======== Given material

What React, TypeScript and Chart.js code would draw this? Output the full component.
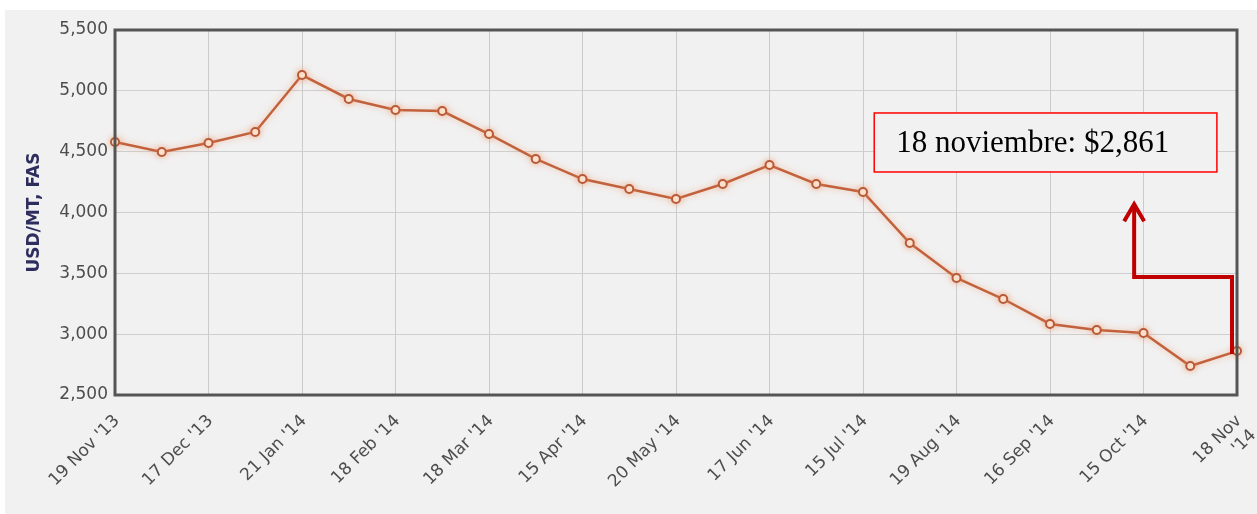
import React, { useEffect, useRef } from "react";
import { Chart, registerables } from "chart.js";

Chart.register(...registerables);

// ---- data ----
const categories: (string | string[])[] = [
  "19 Nov '13", "", "17 Dec '13", "", "21 Jan '14", "", "18 Feb '14", "",
  "18 Mar '14", "", "15 Apr '14", "", "20 May '14", "", "17 Jun '14", "",
  "15 Jul '14", "", "19 Aug '14", "", "16 Sep '14", "", "15 Oct '14", "",
  ["18 Nov", "'14"],
];

const prices: number[] = [
  4580, 4497, 4571, 4662, 5130, 4933, 4842, 4834, 4645, 4440, 4275, 4193,
  4111, 4234, 4390, 4234, 4169, 3749, 3462, 3289, 3084, 3034, 3010, 2738, 2861,
];

const yMin = 2500;
const yMax = 5500;
const yStep = 500;
const yTitle = "USD/MT, FAS";
const calloutText = "18 noviembre: $2,861";

// callout geometry expressed in data space (category index / value)
const callout = {
  boxFromIndex: 16.24,
  boxToIndex: 23.57,
  boxTopValue: 4818,
  boxBottomValue: 4333,
  arrowTurnValue: 3470,
  arrowTurnIndex: 21.8,
  arrowTipValue: 4085,
};

const BG = "#f1f1f1";

const backgroundPlugin = {
  id: "bgPanel",
  beforeDraw(chart: any) {
    const { ctx, width, height } = chart;
    ctx.save();
    ctx.fillStyle = "#ffffff";
    ctx.fillRect(0, 0, width, height);
    ctx.fillStyle = BG;
    ctx.fillRect(5, 10, width - 5, height - 10);
    ctx.restore();
  },
};

const glowPlugin = {
  id: "glow",
  beforeDatasetsDraw(chart: any) {
    const ctx = chart.ctx;
    ctx.save();
    ctx.shadowColor = "rgba(240,140,90,0.55)";
    ctx.shadowBlur = 6;
  },
  afterDatasetsDraw(chart: any) {
    chart.ctx.restore();
  },
};

const framePlugin = {
  id: "frame",
  afterDatasetsDraw(chart: any) {
    const { ctx, chartArea } = chart;
    const { left, right, top, bottom } = chartArea;
    ctx.save();
    ctx.strokeStyle = "#555555";
    ctx.lineWidth = 3;
    ctx.strokeRect(left, top, right - left, bottom - top);
    ctx.restore();

    const xs = chart.scales.x;
    const ys = chart.scales.y;
    const bx1 = xs.getPixelForValue(callout.boxFromIndex);
    const bx2 = xs.getPixelForValue(callout.boxToIndex);
    const by1 = ys.getPixelForValue(callout.boxTopValue);
    const by2 = ys.getPixelForValue(callout.boxBottomValue);
    ctx.save();
    ctx.fillStyle = BG;
    ctx.fillRect(bx1, by1, bx2 - bx1, by2 - by1);
    ctx.strokeStyle = "#ff0000";
    ctx.lineWidth = 1.5;
    ctx.strokeRect(bx1, by1, bx2 - bx1, by2 - by1);
    ctx.fillStyle = "#000000";
    ctx.font = '31px "Liberation Serif", "Times New Roman", serif';
    ctx.textBaseline = "middle";
    ctx.textAlign = "left";
    ctx.fillText(calloutText, bx1 + 22, (by1 + by2) / 2 + 1);

    const lastIdx = prices.length - 1;
    const sx = xs.getPixelForValue(lastIdx) - 5;
    const sy = ys.getPixelForValue(prices[lastIdx]);
    const ty = ys.getPixelForValue(callout.arrowTurnValue);
    const tx = xs.getPixelForValue(callout.arrowTurnIndex);
    const tipY = ys.getPixelForValue(callout.arrowTipValue);
    ctx.strokeStyle = "#c00000";
    ctx.lineWidth = 4;
    ctx.lineJoin = "miter";
    ctx.beginPath();
    ctx.moveTo(sx, sy + 3);
    ctx.lineTo(sx, ty);
    ctx.lineTo(tx, ty);
    ctx.lineTo(tx, tipY + 2);
    ctx.stroke();
    ctx.beginPath();
    ctx.moveTo(tx - 10, tipY + 19);
    ctx.lineTo(tx, tipY + 2);
    ctx.lineTo(tx + 10, tipY + 19);
    ctx.stroke();
    ctx.restore();
  },
};

export default function App() {
  const ref = useRef<HTMLCanvasElement | null>(null);

  useEffect(() => {
    if (!ref.current) return;
    const tickFont = { family: '"DejaVu Sans", sans-serif', size: 17 };
    const chart = new Chart(ref.current, {
      type: "line",
      data: {
        labels: categories as any,
        datasets: [
          {
            data: prices,
            borderColor: "#c2623d",
            borderWidth: 2.5,
            pointRadius: 4,
            pointBorderWidth: 2,
            pointBorderColor: "#b85a38",
            pointBackgroundColor: "#fff3e6",
            tension: 0,
            clip: false as any,
          },
        ],
      },
      options: {
        responsive: false,
        animation: false,
        layout: { padding: { top: 30, right: 20, left: 24, bottom: 0 } },
        plugins: {
          legend: { display: false },
          tooltip: { enabled: false },
        },
        scales: {
          x: {
            grid: {
              color: "#cbcbcb",
              lineWidth: 1,
              drawTicks: false,
            },
            border: { display: false },
            ticks: {
              autoSkip: false,
              minRotation: 45,
              maxRotation: 45,
              padding: 16,
              labelOffset: 2,
              color: "#4d4d4d",
              font: tickFont,
              callback: (_v: any, i: number) => {
                const l = categories[i];
                return l === "" ? null : (l as any);
              },
            },
            afterFit: (scale: any) => {
              scale.height = 119;
              scale.paddingLeft = 0;
              scale.paddingRight = 0;
            },
          },
          y: {
            min: yMin,
            max: yMax,
            grid: { color: "#cfcfcf", lineWidth: 1, drawTicks: false },
            border: { display: false },
            ticks: {
              stepSize: yStep,
              padding: 7,
              color: "#4d4d4d",
              font: tickFont,
              callback: (v: any) => Number(v).toLocaleString("en-US"),
            },
            title: {
              display: true,
              text: yTitle,
              color: "#2e2e5e",
              font: { family: '"DejaVu Sans", sans-serif', size: 17, weight: "bold" },
              padding: { top: 0, bottom: 0 },
            },
            afterFit: (scale: any) => {
              scale.width = 91;
            },
          },
        },
      },
      plugins: [backgroundPlugin, glowPlugin, framePlugin],
    });
    return () => chart.destroy();
  }, []);

  return (
    <div style={{ position: "absolute", left: 0, top: 0, width: 1257, height: 514, background: "#fff" }}>
      <canvas ref={ref} width={1257} height={514} style={{ display: "block" }} />
    </div>
  );
}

================

#### Exercise brief
Repeat the listing in full and exactly. Do not include any images.

#### Result below
What React, TypeScript and Chart.js code would draw this? Output the full component.
import React, { useEffect, useRef } from "react";
import { Chart, registerables } from "chart.js";

Chart.register(...registerables);

// ---- data ----
const categories: (string | string[])[] = [
  "19 Nov '13", "", "17 Dec '13", "", "21 Jan '14", "", "18 Feb '14", "",
  "18 Mar '14", "", "15 Apr '14", "", "20 May '14", "", "17 Jun '14", "",
  "15 Jul '14", "", "19 Aug '14", "", "16 Sep '14", "", "15 Oct '14", "",
  ["18 Nov", "'14"],
];

const prices: number[] = [
  4580, 4497, 4571, 4662, 5130, 4933, 4842, 4834, 4645, 4440, 4275, 4193,
  4111, 4234, 4390, 4234, 4169, 3749, 3462, 3289, 3084, 3034, 3010, 2738, 2861,
];

const yMin = 2500;
const yMax = 5500;
const yStep = 500;
const yTitle = "USD/MT, FAS";
const calloutText = "18 noviembre: $2,861";

// callout geometry expressed in data space (category index / value)
const callout = {
  boxFromIndex: 16.24,
  boxToIndex: 23.57,
  boxTopValue: 4818,
  boxBottomValue: 4333,
  arrowTurnValue: 3470,
  arrowTurnIndex: 21.8,
  arrowTipValue: 4085,
};

const BG = "#f1f1f1";

const backgroundPlugin = {
  id: "bgPanel",
  beforeDraw(chart: any) {
    const { ctx, width, height } = chart;
    ctx.save();
    ctx.fillStyle = "#ffffff";
    ctx.fillRect(0, 0, width, height);
    ctx.fillStyle = BG;
    ctx.fillRect(5, 10, width - 5, height - 10);
    ctx.restore();
  },
};

const glowPlugin = {
  id: "glow",
  beforeDatasetsDraw(chart: any) {
    const ctx = chart.ctx;
    ctx.save();
    ctx.shadowColor = "rgba(240,140,90,0.55)";
    ctx.shadowBlur = 6;
  },
  afterDatasetsDraw(chart: any) {
    chart.ctx.restore();
  },
};

const framePlugin = {
  id: "frame",
  afterDatasetsDraw(chart: any) {
    const { ctx, chartArea } = chart;
    const { left, right, top, bottom } = chartArea;
    ctx.save();
    ctx.strokeStyle = "#555555";
    ctx.lineWidth = 3;
    ctx.strokeRect(left, top, right - left, bottom - top);
    ctx.restore();

    const xs = chart.scales.x;
    const ys = chart.scales.y;
    const bx1 = xs.getPixelForValue(callout.boxFromIndex);
    const bx2 = xs.getPixelForValue(callout.boxToIndex);
    const by1 = ys.getPixelForValue(callout.boxTopValue);
    const by2 = ys.getPixelForValue(callout.boxBottomValue);
    ctx.save();
    ctx.fillStyle = BG;
    ctx.fillRect(bx1, by1, bx2 - bx1, by2 - by1);
    ctx.strokeStyle = "#ff0000";
    ctx.lineWidth = 1.5;
    ctx.strokeRect(bx1, by1, bx2 - bx1, by2 - by1);
    ctx.fillStyle = "#000000";
    ctx.font = '31px "Liberation Serif", "Times New Roman", serif';
    ctx.textBaseline = "middle";
    ctx.textAlign = "left";
    ctx.fillText(calloutText, bx1 + 22, (by1 + by2) / 2 + 1);

    const lastIdx = prices.length - 1;
    const sx = xs.getPixelForValue(lastIdx) - 5;
    const sy = ys.getPixelForValue(prices[lastIdx]);
    const ty = ys.getPixelForValue(callout.arrowTurnValue);
    const tx = xs.getPixelForValue(callout.arrowTurnIndex);
    const tipY = ys.getPixelForValue(callout.arrowTipValue);
    ctx.strokeStyle = "#c00000";
    ctx.lineWidth = 4;
    ctx.lineJoin = "miter";
    ctx.beginPath();
    ctx.moveTo(sx, sy + 3);
    ctx.lineTo(sx, ty);
    ctx.lineTo(tx, ty);
    ctx.lineTo(tx, tipY + 2);
    ctx.stroke();
    ctx.beginPath();
    ctx.moveTo(tx - 10, tipY + 19);
    ctx.lineTo(tx, tipY + 2);
    ctx.lineTo(tx + 10, tipY + 19);
    ctx.stroke();
    ctx.restore();
  },
};

export default function App() {
  const ref = useRef<HTMLCanvasElement | null>(null);

  useEffect(() => {
    if (!ref.current) return;
    const tickFont = { family: '"DejaVu Sans", sans-serif', size: 17 };
    const chart = new Chart(ref.current, {
      type: "line",
      data: {
        labels: categories as any,
        datasets: [
          {
            data: prices,
            borderColor: "#c2623d",
            borderWidth: 2.5,
            pointRadius: 4,
            pointBorderWidth: 2,
            pointBorderColor: "#b85a38",
            pointBackgroundColor: "#fff3e6",
            tension: 0,
            clip: false as any,
          },
        ],
      },
      options: {
        responsive: false,
        animation: false,
        layout: { padding: { top: 30, right: 20, left: 24, bottom: 0 } },
        plugins: {
          legend: { display: false },
          tooltip: { enabled: false },
        },
        scales: {
          x: {
            grid: {
              color: "#cbcbcb",
              lineWidth: 1,
              drawTicks: false,
            },
            border: { display: false },
            ticks: {
              autoSkip: false,
              minRotation: 45,
              maxRotation: 45,
              padding: 16,
              labelOffset: 2,
              color: "#4d4d4d",
              font: tickFont,
              callback: (_v: any, i: number) => {
                const l = categories[i];
                return l === "" ? null : (l as any);
              },
            },
            afterFit: (scale: any) => {
              scale.height = 119;
              scale.paddingLeft = 0;
              scale.paddingRight = 0;
            },
          },
          y: {
            min: yMin,
            max: yMax,
            grid: { color: "#cfcfcf", lineWidth: 1, drawTicks: false },
            border: { display: false },
            ticks: {
              stepSize: yStep,
              padding: 7,
              color: "#4d4d4d",
              font: tickFont,
              callback: (v: any) => Number(v).toLocaleString("en-US"),
            },
            title: {
              display: true,
              text: yTitle,
              color: "#2e2e5e",
              font: { family: '"DejaVu Sans", sans-serif', size: 17, weight: "bold" },
              padding: { top: 0, bottom: 0 },
            },
            afterFit: (scale: any) => {
              scale.width = 91;
            },
          },
        },
      },
      plugins: [backgroundPlugin, glowPlugin, framePlugin],
    });
    return () => chart.destroy();
  }, []);

  return (
    <div style={{ position: "absolute", left: 0, top: 0, width: 1257, height: 514, background: "#fff" }}>
      <canvas ref={ref} width={1257} height={514} style={{ display: "block" }} />
    </div>
  );
}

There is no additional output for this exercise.